American College of Physicians: Internal Medicine — Doctors for Adults ®


Transitional care management services change in 2013

From the January ACP Internist, copyright 2013 by the American College of Physicians

By Debra Lansey

The 2013 Medicare physician fee schedule rule changes increase payments to internists by 4% to 5% over last year, an estimated total payment of more than $11 billion. The bulk of this increase (3%) comes from the new transitional care management codes.

Non-face-to-face transitional care management services are now being covered and reimbursed in certain circumstances. New Current Procedural Terminology (CPT) codes allow physicians to report their transitional care management services, including the non-face-to-face time they and their clinical staff spend on patient cases. Prior to Jan. 1, only the face-to-face portion of care was considered for reimbursement. (See this chart to compare differences in transition management codes between CPT coding and Medicare coding.)

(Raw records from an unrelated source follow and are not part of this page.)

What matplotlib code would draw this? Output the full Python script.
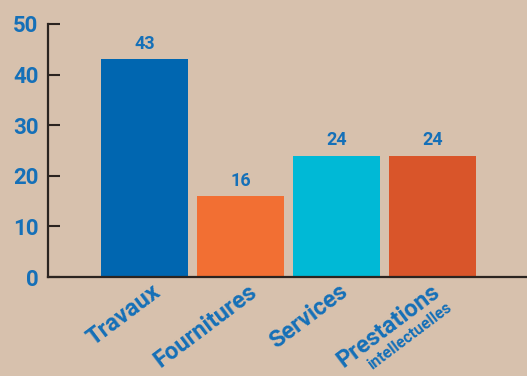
import matplotlib.pyplot as plt
import numpy as np

categories = ["Travaux", "Fournitures", "Services", "Prestations"]
subtitles = ["", "", "", "intellectuelles"]
values = [43, 16, 24, 24]
bar_colors = ["#0066B0", "#F26F33", "#00B9D6", "#D9552A"]
yticks = [0, 10, 20, 30, 40, 50]

BG = "#D7C1AD"
TXT = "#1570B8"
AXC = "#2B2420"

plt.rcParams["font.family"] = ["Roboto", "DejaVu Sans"]

fig = plt.figure(figsize=(5.27, 3.76), dpi=100, facecolor=BG)
ax = fig.add_axes([48 / 527, 99 / 376, 1 - 48 / 527, 253 / 376])
ax.set_facecolor(BG)

x = np.arange(len(categories))
ax.bar(x, values, width=0.906, color=bar_colors, zorder=2)

for xi, v in zip(x, values):
    ax.annotate(str(v), (xi, v), xytext=(0, 4.5), textcoords="offset points",
                ha="center", va="bottom", color=TXT, fontsize=13, fontweight="bold")

ax.set_xlim(-1.005, 3.984)
ax.set_ylim(0, 50)
ax.set_yticks(yticks)
ax.set_xticks([])

for s in ["top", "right"]:
    ax.spines[s].set_visible(False)
for s in ["left", "bottom"]:
    ax.spines[s].set_color(AXC)
    ax.spines[s].set_linewidth(1.6)

ax.tick_params(axis="y", direction="in", length=8.6, width=1.5, color=AXC,
               labelcolor=TXT, labelsize=16, pad=7)
for lbl in ax.get_yticklabels():
    lbl.set_fontweight("bold")

# rotated category labels (offsets in px)
offsets = [7, 7, 2, -2]
for xi, name, sub, dx in zip(x, categories, subtitles, offsets):
    ax.annotate(name, (xi, 0), xytext=(dx * 0.72, -2), textcoords="offset points",
                ha="right", va="top", rotation=37, rotation_mode="anchor",
                color=TXT, fontsize=17, fontweight="bold")
    if sub:
        ax.annotate(sub, (xi, 0), xytext=(9.5, -16), textcoords="offset points",
                    ha="right", va="top", rotation=37, rotation_mode="anchor",
                    color=TXT, fontsize=11.5, fontweight="bold")

fig.savefig("out.png", dpi=100, facecolor=BG)
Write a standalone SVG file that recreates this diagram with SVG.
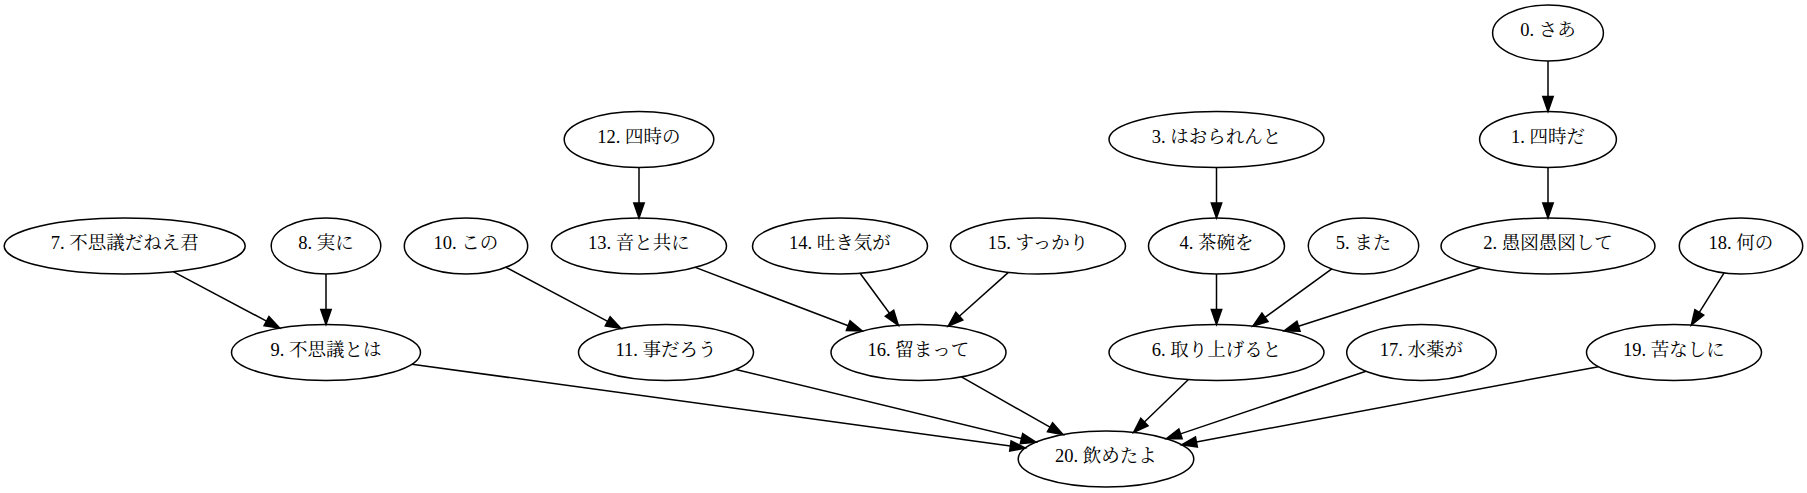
<svg xmlns="http://www.w3.org/2000/svg" width="1807" height="493" viewBox="0 0 1807 493">
<style>
.node ellipse{fill:none;stroke:#000;stroke-width:1.5}
.node text{font-family:"Liberation Serif","Noto Serif CJK JP","Noto Sans CJK JP",serif;font-size:18.5px;text-anchor:middle;fill:#000}
.edges line{stroke:#000;stroke-width:1.5;marker-end:url(#arr)}
</style>
<defs>
<marker id="arr" viewBox="0 0 15 10.4" markerWidth="15" markerHeight="10.4" refX="0" refY="5.2" orient="auto" markerUnits="userSpaceOnUse" overflow="visible">
<path d="M0,0 L15,5.2 L0,10.4 Z" fill="#000" stroke="#000" stroke-width="1.5"/>
</marker>
</defs>
<rect width="1807" height="493" fill="#fff"/>
<g class="edges" id="edges">
<line x1="1548" y1="61" x2="1548" y2="96.5"/>
<line x1="1548" y1="167.5" x2="1548" y2="203"/>
<line x1="1480.4" y1="267.7" x2="1298.5" y2="326.2"/>
<line x1="1216.5" y1="167.5" x2="1216.5" y2="203"/>
<line x1="1216.5" y1="274" x2="1216.5" y2="309.5"/>
<line x1="1331.8" y1="268.9" x2="1265" y2="317.35"/>
<line x1="1188.45" y1="379.5" x2="1144.4" y2="422"/>
<line x1="173.2" y1="271.6" x2="266.5" y2="321.1"/>
<line x1="326" y1="274" x2="326" y2="309.5"/>
<line x1="411.8" y1="364.2" x2="1010.4" y2="446"/>
<line x1="506" y1="267.3" x2="607.7" y2="321.45"/>
<line x1="735.8" y1="369.4" x2="1021.5" y2="438.6"/>
<line x1="639" y1="167.5" x2="639" y2="203"/>
<line x1="695.3" y1="267.4" x2="848.2" y2="325.7"/>
<line x1="860.1" y1="273.25" x2="889.5" y2="313.2"/>
<line x1="1008.4" y1="272.35" x2="959.3" y2="316.2"/>
<line x1="961.45" y1="376.9" x2="1050" y2="427.2"/>
<line x1="1365.95" y1="371.25" x2="1180.5" y2="433.85"/>
<line x1="1724.1" y1="272.9" x2="1699.3" y2="312.35"/>
<line x1="1598.5" y1="366.65" x2="1196.4" y2="442"/>
</g>
<g class="node" id="n0"><ellipse cx="1548" cy="33" rx="55.4" ry="28"/><text x="1548" y="36">0. さあ</text></g>
<g class="node" id="n1"><ellipse cx="1548" cy="139.5" rx="68.4" ry="28"/><text x="1548" y="142.5">1. 四時だ</text></g>
<g class="node" id="n2"><ellipse cx="1548" cy="246" rx="107" ry="28"/><text x="1548" y="249">2. 愚図愚図して</text></g>
<g class="node" id="n3"><ellipse cx="1216.5" cy="139.5" rx="107.5" ry="28"/><text x="1216.5" y="142.5">3. はおられんと</text></g>
<g class="node" id="n4"><ellipse cx="1216.5" cy="246" rx="68" ry="28"/><text x="1216.5" y="249">4. 茶碗を</text></g>
<g class="node" id="n5"><ellipse cx="1363.5" cy="246" rx="55.2" ry="28"/><text x="1363.5" y="249">5. また</text></g>
<g class="node" id="n6"><ellipse cx="1216.5" cy="352.5" rx="107.5" ry="28"/><text x="1216.5" y="355.5">6. 取り上げると</text></g>
<g class="node" id="n7"><ellipse cx="124.7" cy="246" rx="120.5" ry="28"/><text x="124.7" y="249">7. 不思議だねえ君</text></g>
<g class="node" id="n8"><ellipse cx="326" cy="246" rx="54.8" ry="28"/><text x="326" y="249">8. 実に</text></g>
<g class="node" id="n9"><ellipse cx="326" cy="352.5" rx="94.5" ry="28"/><text x="326" y="355.5">9. 不思議とは</text></g>
<g class="node" id="n10"><ellipse cx="466" cy="246" rx="61.7" ry="28"/><text x="466" y="249">10. この</text></g>
<g class="node" id="n11"><ellipse cx="666" cy="352.5" rx="87.5" ry="28"/><text x="666" y="355.5">11. 事だろう</text></g>
<g class="node" id="n12"><ellipse cx="639" cy="139.5" rx="74.8" ry="28"/><text x="639" y="142.5">12. 四時の</text></g>
<g class="node" id="n13"><ellipse cx="639" cy="246" rx="87.5" ry="28"/><text x="639" y="249">13. 音と共に</text></g>
<g class="node" id="n14"><ellipse cx="840" cy="246" rx="87.5" ry="28"/><text x="840" y="249">14. 吐き気が</text></g>
<g class="node" id="n15"><ellipse cx="1038" cy="246" rx="87.5" ry="28"/><text x="1038" y="249">15. すっかり</text></g>
<g class="node" id="n16"><ellipse cx="918.5" cy="352.5" rx="87.5" ry="28"/><text x="918.5" y="355.5">16. 留まって</text></g>
<g class="node" id="n17"><ellipse cx="1421.5" cy="352.5" rx="74.8" ry="28"/><text x="1421.5" y="355.5">17. 水薬が</text></g>
<g class="node" id="n18"><ellipse cx="1741" cy="246" rx="61.7" ry="28"/><text x="1741" y="249">18. 何の</text></g>
<g class="node" id="n19"><ellipse cx="1674" cy="352.5" rx="87.5" ry="28"/><text x="1674" y="355.5">19. 苦なしに</text></g>
<g class="node" id="n20"><ellipse cx="1106" cy="459" rx="87.8" ry="28"/><text x="1106" y="462">20. 飲めたよ</text></g>
</svg>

Transitional care management services change in 2013

Several codes were under consideration for the 2013 Medicare fee schedule. Two of the codes, CPT codes 99495 and 99496, appear in the 2013 CPT book. These were described in detail in the November/December 2012 ACP Internist.

ACP and other specialty societies had long advocated this coding and payment enhancement. The result is a revolutionary acceptance of the continuum of care that exists for patients who were recently discharged from inpatient facilities. Adding these services to the Medicare fee schedule is a critical move forward in the reimbursement of the cognitive services provided in primary care.

The 2013 fee schedule relative values for the new codes are:

  • 99495, transitional care management services with face-to-face visit within 14 days of discharge: 2.11 work Relative Value Units (RVUs)
  • 99496, transitional care management services with face-to-face visit within 7 days of discharge: 3.05 work RVUs

In the final rule, CMS adopted the CPT codes but implemented some modifications for use in the Medicare program. This means that physicians may have two sets of coding rules for the transition care management codes: the CPT rules and the CMS rules.

CMS officials believe that the adopted CPT transitional care management codes are defined broadly enough to incorporate treatment of chronic conditions, such as Alzheimer’s disease, diabetes and HIV, and the planning services involved in cancer survival after discharge.

However, CMS will consider adoption of the complex care coordination codes (99487-99489) developed by the CPT Editorial Board as it continues to explore payment for primary care services in future rulemaking. ACP will continue to advocate for coverage of these important services and will inform its members of any changes to related Medicare or other payer policies.